A tuple consists of (a list of agree reviews, a list of disagree reviews)

retrieve_reviews_by_product(product: Product) → Collection[Review][source]

Find reviews to a product.

Parameters:: product – Product
Returns:: A list of reviews to the product.

retrieve_reviews_by_reviewer(reviewer: Reviewer) → Collection[Review][source]

Find reviews given by a reviewer.

Parameters:: reviewer – Reviewer
Returns:: A list of reviews given by the reviewer.

reviewers: Final[list[Reviewer]]: Collection of reviewers.

reviews: Final[list[Review]]: Collection of reviews.

update() → float[source]

Update reviewers’ anomalous scores and products’ summaries.

This update process consists of four steps;

Update honesty of reviews (See also Review.update_honesty()),
Update rustiness of reviewers (See also Reviewer.update_trustiness()),
Update reliability of products (See also Product.update_reliability()),
Update agreements of reviews (See also Review.update_agreement()).

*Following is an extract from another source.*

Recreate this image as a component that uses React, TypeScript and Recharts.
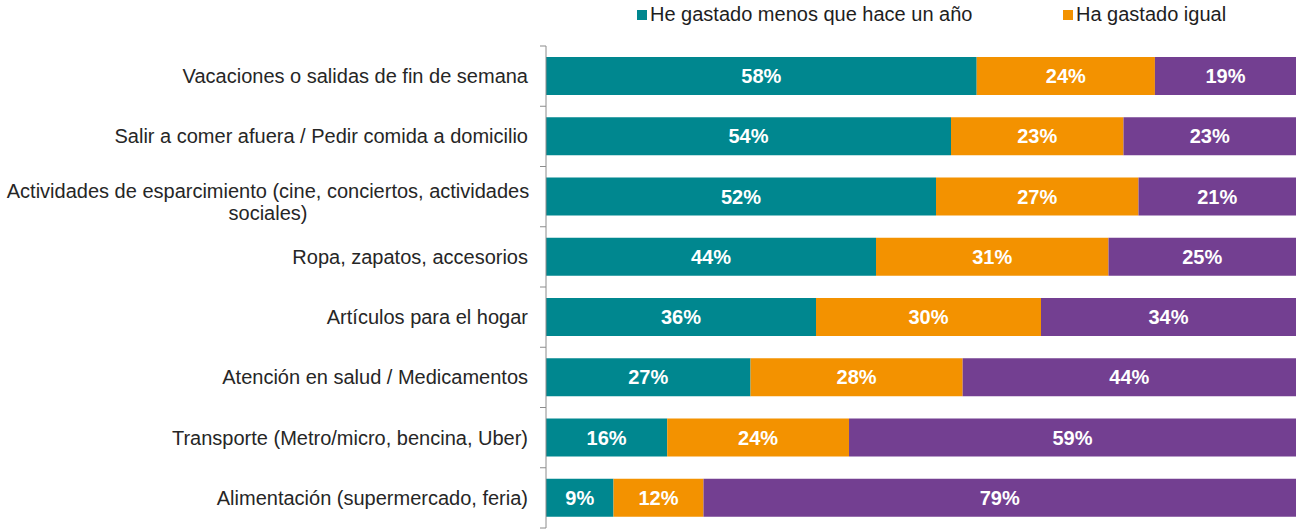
import { BarChart, Bar, XAxis, YAxis, LabelList } from 'recharts';

const categories = [
  'Vacaciones o salidas de fin de semana',
  'Salir a comer afuera / Pedir comida a domicilio',
  'Actividades de esparcimiento (cine, conciertos, actividades\nsociales)',
  'Ropa, zapatos, accesorios',
  'Artículos para el hogar',
  'Atención en salud / Medicamentos',
  'Transporte (Metro/micro, bencina, Uber)',
  'Alimentación (supermercado, feria)',
];

const menos = [58, 54, 52, 44, 36, 27, 16, 9];
const igual = [24, 23, 27, 31, 30, 28, 24, 12];
const mas = [19, 23, 21, 25, 34, 44, 59, 79];

const seriesNames = ['He gastado menos que hace un año', 'Ha gastado igual', 'Ha gastado más'];
const colors = ['#00878f', '#f39200', '#733f91'];

const data = categories.map((name, i) => ({
  name,
  menos: menos[i],
  igual: igual[i],
  mas: mas[i],
}));

const W = 1297;
const H = 529;
const margin = { top: 46, right: 1, bottom: 1, left: 0 };
const axisWidth = 546;
const band = (H - margin.top - margin.bottom) / categories.length;
const font = '"Liberation Sans", Arial, sans-serif';
const axisColor = '#8c8c8c';

function CategoryTick({ x, y, payload, index }: any) {
  const lines: string[] = String(payload.value).split('\n');
  const right = x - 10;
  const axisX = x + 8;
  const cx = right - 260;
  return (
    <g>
      {/* tick marks sit between categories, as in Excel */}
      <line x1={axisX - 6} x2={axisX} y1={y - band / 2} y2={y - band / 2} stroke={axisColor} />
      {index === categories.length - 1 && (
        <line x1={axisX - 6} x2={axisX} y1={y + band / 2} y2={y + band / 2} stroke={axisColor} />
      )}
      {lines.length === 1 ? (
        <text x={right} y={y + 7} textAnchor="end" fontSize={20} fill="#262626" fontFamily={font}>
          {lines[0]}
        </text>
      ) : (
        <text x={cx} y={y + 1} textAnchor="middle" fontSize={20} fill="#262626" fontFamily={font}>
          {lines.map((l, i) => (
            <tspan key={i} x={cx} dy={i === 0 ? 0 : 22}>
              {l}
            </tspan>
          ))}
        </text>
      )}
    </g>
  );
}

const pct = (v: any) => `${v}%`;

export default function App() {
  return (
    <div style={{ position: 'absolute', top: 0, left: 0, width: W, height: H, background: '#fff', fontFamily: font, overflow: 'hidden' }}>
      <div style={{ position: 'absolute', top: 3, left: 637, display: 'flex', fontSize: 20, color: '#1e1e1e', whiteSpace: 'nowrap' }}>
        {seriesNames.slice(0, 2).map((n, i) => (
          <div key={n} style={{ display: 'flex', alignItems: 'center', width: i === 0 ? 426 : 'auto' }}>
            <span style={{ width: 10, height: 10, background: colors[i], display: 'inline-block', marginRight: 3 }} />
            <span>{n}</span>
          </div>
        ))}
      </div>
      <BarChart
        width={W}
        height={H}
        data={data}
        layout="vertical"
        barSize={38}
        stackOffset="expand"
        margin={margin}
      >
        <XAxis type="number" domain={[0, 1]} allowDataOverflow hide />
        <YAxis
          type="category"
          dataKey="name"
          width={axisWidth}
          axisLine={{ stroke: axisColor }}
          tickLine={false}
          interval={0}
          tick={<CategoryTick />}
        />
        <Bar dataKey="menos" name={seriesNames[0]} stackId="a" fill={colors[0]} isAnimationActive={false}>
          <LabelList dataKey="menos" position="center" formatter={pct} fill="#fff" fontSize={20} fontWeight="bold" fontFamily={font} />
        </Bar>
        <Bar dataKey="igual" name={seriesNames[1]} stackId="a" fill={colors[1]} isAnimationActive={false}>
          <LabelList dataKey="igual" position="center" formatter={pct} fill="#fff" fontSize={20} fontWeight="bold" fontFamily={font} />
        </Bar>
        <Bar dataKey="mas" name={seriesNames[2]} stackId="a" fill={colors[2]} isAnimationActive={false}>
          <LabelList dataKey="mas" position="center" formatter={pct} fill="#fff" fontSize={20} fontWeight="bold" fontFamily={font} />
        </Bar>
      </BarChart>
    </div>
  );
}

Returns:: summation of maximum absolute updates for the above four steps.

class rsd.graph.ReviewSet(agree: Collection[Review], disagree: Collection[Review])[source]

Bases: NamedTuple

Pair of agreed reviews and disagreed reviews.

agree: Collection[Review]: Collection of agreed reviews.

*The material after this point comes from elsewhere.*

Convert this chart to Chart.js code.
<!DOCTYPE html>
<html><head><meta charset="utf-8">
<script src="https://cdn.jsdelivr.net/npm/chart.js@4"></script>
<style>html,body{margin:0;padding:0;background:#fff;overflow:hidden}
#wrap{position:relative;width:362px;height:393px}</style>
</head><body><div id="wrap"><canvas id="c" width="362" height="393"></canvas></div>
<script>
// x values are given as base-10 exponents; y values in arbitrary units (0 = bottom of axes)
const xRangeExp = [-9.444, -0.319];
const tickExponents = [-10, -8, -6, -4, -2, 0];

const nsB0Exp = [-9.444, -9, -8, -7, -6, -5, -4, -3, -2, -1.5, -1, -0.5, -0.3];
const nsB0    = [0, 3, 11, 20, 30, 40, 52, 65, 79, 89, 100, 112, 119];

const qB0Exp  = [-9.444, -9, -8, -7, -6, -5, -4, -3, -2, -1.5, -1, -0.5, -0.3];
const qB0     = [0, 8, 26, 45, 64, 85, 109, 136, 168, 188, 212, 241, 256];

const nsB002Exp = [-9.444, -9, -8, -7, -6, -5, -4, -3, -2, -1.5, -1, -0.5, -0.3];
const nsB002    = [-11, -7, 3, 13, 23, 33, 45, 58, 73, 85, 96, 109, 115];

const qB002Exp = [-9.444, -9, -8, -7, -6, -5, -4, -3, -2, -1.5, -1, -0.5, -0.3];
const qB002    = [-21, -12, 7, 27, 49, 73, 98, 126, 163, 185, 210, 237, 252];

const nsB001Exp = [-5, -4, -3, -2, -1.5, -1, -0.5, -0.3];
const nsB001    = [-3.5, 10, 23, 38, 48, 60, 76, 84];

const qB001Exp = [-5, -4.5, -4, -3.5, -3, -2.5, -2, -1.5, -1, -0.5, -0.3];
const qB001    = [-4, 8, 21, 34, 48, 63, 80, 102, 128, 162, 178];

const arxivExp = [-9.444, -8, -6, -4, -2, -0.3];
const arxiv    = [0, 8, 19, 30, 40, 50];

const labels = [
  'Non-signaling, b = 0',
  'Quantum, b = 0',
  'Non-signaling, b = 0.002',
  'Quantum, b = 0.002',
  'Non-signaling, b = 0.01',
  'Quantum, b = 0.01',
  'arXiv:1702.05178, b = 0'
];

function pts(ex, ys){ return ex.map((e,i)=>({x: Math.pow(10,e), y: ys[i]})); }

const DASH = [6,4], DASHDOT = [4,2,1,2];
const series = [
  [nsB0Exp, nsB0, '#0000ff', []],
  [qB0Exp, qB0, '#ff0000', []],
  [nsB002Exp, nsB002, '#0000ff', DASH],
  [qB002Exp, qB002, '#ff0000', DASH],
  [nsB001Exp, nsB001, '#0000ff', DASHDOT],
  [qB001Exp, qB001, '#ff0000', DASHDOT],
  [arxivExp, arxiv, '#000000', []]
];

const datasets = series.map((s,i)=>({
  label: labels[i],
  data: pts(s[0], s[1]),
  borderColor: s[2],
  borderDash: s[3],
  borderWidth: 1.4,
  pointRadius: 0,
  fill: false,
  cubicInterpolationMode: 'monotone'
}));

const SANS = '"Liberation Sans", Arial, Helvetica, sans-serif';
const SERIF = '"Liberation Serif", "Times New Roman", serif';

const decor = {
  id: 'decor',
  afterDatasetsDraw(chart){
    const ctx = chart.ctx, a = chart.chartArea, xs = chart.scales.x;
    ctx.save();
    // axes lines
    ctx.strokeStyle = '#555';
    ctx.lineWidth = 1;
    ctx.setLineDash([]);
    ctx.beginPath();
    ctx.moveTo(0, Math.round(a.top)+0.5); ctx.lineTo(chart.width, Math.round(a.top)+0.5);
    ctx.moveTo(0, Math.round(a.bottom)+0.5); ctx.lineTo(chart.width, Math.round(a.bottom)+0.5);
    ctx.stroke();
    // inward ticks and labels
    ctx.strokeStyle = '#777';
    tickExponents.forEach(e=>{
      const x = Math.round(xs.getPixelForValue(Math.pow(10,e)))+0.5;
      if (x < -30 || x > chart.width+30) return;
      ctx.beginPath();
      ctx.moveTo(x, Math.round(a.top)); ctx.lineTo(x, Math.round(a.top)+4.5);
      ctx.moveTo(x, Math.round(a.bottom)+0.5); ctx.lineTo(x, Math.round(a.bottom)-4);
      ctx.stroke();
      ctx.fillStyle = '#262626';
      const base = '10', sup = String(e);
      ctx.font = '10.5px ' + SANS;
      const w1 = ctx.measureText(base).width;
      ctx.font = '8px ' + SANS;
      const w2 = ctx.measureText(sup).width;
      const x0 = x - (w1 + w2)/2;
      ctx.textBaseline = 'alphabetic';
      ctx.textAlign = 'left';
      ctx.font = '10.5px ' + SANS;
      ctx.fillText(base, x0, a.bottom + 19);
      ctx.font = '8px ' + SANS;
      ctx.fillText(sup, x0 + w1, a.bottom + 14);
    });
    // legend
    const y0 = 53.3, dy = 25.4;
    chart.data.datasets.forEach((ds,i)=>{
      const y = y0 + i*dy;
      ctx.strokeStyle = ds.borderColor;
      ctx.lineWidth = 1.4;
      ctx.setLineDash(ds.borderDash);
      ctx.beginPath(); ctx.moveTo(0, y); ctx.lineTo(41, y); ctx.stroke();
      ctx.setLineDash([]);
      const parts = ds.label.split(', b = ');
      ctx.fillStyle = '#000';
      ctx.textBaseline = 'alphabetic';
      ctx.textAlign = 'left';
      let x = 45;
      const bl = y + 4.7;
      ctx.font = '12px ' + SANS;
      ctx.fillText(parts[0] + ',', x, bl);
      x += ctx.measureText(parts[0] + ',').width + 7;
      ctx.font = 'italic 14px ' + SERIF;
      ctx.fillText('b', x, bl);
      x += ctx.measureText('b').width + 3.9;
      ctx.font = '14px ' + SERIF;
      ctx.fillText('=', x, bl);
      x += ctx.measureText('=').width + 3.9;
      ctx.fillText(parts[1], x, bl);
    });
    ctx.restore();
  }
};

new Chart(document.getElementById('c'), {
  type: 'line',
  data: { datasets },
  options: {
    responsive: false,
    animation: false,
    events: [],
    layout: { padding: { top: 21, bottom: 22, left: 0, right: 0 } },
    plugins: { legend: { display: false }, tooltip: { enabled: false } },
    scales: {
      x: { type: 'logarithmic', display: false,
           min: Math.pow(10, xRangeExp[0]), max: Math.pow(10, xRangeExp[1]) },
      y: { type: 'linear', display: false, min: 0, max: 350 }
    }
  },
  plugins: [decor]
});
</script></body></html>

disagree: Collection[Review]: Collection of disagreed reviews.

class rsd.graph.Reviewer(graph: ReviewGraph, name: str, anomalous: float | None = None)[source]

Bases: Node

A node class representing a reviewer.

Parameters:

graph – Graph object this reviewer belongs to.
name – Name of this reviewer.
anomalous – Initial anomalous score (default: None).

property anomalous_score: float

Returns the anomalous score of this reviewer.

The anomalous score is defined by 1 - trustiness.

trustiness: float: A float value in [0, 1] which represents trustiness of this reviewer.

update_trustiness() → float[source]

Update trustiness of this reviewer.

The updated trustiness of a reviewer $u$ is defined by

\[{\rm trustiness}(u) = \frac{2}{1 + \exp(-\sum_{r \in R(u)} {\rm honesty(r)} )} - 1\]

where $R(u)$ is a set of reviews the reviewer $u$ posts.

Returns;: absolute difference between the old trustiness and updated one.